-- START OF Data extract --

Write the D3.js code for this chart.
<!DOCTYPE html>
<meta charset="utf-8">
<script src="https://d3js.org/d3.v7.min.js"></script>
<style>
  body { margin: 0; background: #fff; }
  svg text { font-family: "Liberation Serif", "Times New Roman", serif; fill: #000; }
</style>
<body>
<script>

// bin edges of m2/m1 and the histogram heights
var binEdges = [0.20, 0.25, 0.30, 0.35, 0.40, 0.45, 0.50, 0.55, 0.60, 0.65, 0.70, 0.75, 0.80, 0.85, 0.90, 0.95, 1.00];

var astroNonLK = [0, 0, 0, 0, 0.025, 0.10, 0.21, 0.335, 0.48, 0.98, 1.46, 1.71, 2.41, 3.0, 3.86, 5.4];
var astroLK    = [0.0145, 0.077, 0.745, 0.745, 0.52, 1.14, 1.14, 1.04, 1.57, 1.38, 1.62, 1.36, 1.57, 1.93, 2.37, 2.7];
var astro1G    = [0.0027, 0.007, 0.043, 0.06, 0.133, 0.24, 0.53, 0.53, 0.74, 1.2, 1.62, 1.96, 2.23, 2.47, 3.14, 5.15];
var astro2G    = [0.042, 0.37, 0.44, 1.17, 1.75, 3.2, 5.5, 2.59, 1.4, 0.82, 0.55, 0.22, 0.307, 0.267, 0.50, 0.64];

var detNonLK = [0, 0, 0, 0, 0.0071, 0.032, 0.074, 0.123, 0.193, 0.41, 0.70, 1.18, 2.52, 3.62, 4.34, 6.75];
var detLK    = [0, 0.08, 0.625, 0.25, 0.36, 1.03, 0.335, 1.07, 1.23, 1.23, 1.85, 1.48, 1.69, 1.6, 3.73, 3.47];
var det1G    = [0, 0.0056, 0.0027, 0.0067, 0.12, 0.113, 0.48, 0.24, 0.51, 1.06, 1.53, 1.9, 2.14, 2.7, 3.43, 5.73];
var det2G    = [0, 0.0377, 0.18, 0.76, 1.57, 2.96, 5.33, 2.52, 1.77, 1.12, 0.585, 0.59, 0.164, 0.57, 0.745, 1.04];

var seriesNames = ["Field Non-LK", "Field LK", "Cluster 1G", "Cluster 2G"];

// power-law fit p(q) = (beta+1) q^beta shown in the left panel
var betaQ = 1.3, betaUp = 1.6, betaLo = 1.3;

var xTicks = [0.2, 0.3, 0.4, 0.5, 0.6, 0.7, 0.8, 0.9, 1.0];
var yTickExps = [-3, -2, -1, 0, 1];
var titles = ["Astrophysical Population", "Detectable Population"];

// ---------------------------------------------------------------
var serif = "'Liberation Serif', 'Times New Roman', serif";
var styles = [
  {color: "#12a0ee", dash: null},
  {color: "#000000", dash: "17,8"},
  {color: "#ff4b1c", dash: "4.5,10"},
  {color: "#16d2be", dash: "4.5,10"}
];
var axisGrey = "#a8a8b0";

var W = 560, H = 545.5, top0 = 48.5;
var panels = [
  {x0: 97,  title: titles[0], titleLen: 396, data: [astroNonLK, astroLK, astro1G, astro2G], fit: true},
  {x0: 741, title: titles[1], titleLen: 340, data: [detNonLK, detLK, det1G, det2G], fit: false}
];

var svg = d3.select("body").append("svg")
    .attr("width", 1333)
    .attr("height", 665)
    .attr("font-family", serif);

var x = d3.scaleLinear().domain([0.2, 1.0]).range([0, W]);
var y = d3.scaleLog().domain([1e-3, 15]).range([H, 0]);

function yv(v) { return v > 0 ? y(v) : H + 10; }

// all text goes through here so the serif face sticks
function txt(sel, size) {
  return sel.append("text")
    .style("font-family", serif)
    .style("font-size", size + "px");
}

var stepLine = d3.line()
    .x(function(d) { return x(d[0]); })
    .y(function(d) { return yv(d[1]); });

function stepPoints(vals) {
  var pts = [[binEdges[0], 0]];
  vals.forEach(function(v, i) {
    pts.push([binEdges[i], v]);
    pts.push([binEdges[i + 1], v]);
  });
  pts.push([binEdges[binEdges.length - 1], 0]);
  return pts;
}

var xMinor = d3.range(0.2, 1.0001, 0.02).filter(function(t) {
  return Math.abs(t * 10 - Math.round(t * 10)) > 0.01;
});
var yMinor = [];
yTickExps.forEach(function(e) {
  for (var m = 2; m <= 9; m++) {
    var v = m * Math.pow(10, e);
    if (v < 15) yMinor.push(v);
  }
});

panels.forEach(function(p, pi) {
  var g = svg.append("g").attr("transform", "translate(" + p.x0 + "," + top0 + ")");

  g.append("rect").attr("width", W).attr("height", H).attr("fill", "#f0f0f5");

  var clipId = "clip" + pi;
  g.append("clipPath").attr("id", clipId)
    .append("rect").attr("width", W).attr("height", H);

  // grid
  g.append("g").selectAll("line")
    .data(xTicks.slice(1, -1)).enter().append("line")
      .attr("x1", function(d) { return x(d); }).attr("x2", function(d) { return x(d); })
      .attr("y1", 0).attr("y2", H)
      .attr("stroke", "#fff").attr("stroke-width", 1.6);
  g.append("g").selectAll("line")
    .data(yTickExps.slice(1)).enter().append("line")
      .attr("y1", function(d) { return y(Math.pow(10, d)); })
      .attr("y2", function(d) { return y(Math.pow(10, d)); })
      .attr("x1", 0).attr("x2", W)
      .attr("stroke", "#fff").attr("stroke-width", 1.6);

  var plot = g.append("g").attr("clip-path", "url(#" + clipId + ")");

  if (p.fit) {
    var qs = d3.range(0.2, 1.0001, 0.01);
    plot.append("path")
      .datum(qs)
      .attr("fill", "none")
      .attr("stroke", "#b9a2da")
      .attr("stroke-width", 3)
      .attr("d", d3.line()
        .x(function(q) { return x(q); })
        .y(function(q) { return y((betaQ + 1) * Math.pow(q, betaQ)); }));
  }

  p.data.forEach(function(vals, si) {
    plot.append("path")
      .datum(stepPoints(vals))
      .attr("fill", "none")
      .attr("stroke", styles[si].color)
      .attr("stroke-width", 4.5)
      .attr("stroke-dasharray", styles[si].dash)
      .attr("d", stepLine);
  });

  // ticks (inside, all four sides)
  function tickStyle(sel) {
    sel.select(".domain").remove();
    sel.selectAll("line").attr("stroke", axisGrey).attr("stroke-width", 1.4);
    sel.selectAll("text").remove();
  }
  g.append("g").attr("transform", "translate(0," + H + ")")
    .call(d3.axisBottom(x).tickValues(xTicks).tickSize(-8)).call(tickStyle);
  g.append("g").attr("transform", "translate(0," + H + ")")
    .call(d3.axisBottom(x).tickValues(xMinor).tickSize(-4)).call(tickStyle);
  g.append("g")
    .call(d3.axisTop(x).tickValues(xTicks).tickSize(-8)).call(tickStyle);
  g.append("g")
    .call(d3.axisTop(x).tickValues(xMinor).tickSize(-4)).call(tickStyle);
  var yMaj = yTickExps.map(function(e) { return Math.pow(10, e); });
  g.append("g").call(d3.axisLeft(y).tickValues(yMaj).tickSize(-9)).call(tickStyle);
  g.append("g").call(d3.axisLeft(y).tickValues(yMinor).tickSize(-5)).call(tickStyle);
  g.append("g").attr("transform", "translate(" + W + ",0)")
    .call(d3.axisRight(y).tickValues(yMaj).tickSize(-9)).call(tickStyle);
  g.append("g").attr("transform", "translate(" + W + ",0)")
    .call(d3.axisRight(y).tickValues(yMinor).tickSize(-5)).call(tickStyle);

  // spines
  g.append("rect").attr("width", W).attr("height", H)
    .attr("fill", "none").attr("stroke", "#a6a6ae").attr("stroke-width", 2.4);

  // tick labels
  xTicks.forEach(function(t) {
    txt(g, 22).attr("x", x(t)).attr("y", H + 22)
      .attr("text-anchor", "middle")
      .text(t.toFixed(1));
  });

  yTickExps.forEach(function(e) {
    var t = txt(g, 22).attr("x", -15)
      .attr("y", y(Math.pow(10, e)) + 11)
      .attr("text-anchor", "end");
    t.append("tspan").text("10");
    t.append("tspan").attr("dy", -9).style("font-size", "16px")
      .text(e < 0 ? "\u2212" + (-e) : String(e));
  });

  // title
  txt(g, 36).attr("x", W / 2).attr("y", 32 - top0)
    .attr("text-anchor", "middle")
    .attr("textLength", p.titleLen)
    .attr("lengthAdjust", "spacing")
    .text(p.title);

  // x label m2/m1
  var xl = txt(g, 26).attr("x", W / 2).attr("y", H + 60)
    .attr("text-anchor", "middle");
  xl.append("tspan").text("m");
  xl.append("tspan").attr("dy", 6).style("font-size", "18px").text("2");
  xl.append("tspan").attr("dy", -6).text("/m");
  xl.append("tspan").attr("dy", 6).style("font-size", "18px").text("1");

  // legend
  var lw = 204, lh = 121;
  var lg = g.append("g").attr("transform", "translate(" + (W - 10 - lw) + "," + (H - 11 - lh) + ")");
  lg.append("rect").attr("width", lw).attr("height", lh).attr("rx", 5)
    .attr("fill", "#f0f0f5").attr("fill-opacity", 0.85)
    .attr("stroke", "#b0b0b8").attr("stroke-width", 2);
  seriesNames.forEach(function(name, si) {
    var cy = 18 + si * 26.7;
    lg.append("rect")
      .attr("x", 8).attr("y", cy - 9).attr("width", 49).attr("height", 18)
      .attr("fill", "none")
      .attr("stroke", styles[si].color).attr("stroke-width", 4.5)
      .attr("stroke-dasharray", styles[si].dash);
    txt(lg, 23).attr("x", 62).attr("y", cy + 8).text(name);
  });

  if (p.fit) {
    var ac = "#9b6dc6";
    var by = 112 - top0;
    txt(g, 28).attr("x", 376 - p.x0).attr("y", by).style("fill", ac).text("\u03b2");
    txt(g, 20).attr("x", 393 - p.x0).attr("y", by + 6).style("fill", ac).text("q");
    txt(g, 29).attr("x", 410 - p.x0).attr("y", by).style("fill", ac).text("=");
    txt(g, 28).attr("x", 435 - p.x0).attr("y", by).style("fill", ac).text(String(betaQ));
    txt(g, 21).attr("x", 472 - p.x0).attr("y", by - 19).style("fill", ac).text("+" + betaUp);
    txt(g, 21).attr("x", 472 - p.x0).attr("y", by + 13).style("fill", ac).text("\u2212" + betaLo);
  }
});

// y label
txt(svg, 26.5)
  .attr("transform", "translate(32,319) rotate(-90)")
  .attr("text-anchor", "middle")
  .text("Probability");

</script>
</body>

-- END OF Data extract --

**Problem requirements:**
Everything from the first line above up to and including the line that contains "0.90, 0.95, 1.00];" should be printed exactly; please print only that.

**Written reply:**
Write the D3.js code for this chart.
<!DOCTYPE html>
<meta charset="utf-8">
<script src="https://d3js.org/d3.v7.min.js"></script>
<style>
  body { margin: 0; background: #fff; }
  svg text { font-family: "Liberation Serif", "Times New Roman", serif; fill: #000; }
</style>
<body>
<script>

// bin edges of m2/m1 and the histogram heights
var binEdges = [0.20, 0.25, 0.30, 0.35, 0.40, 0.45, 0.50, 0.55, 0.60, 0.65, 0.70, 0.75, 0.80, 0.85, 0.90, 0.95, 1.00];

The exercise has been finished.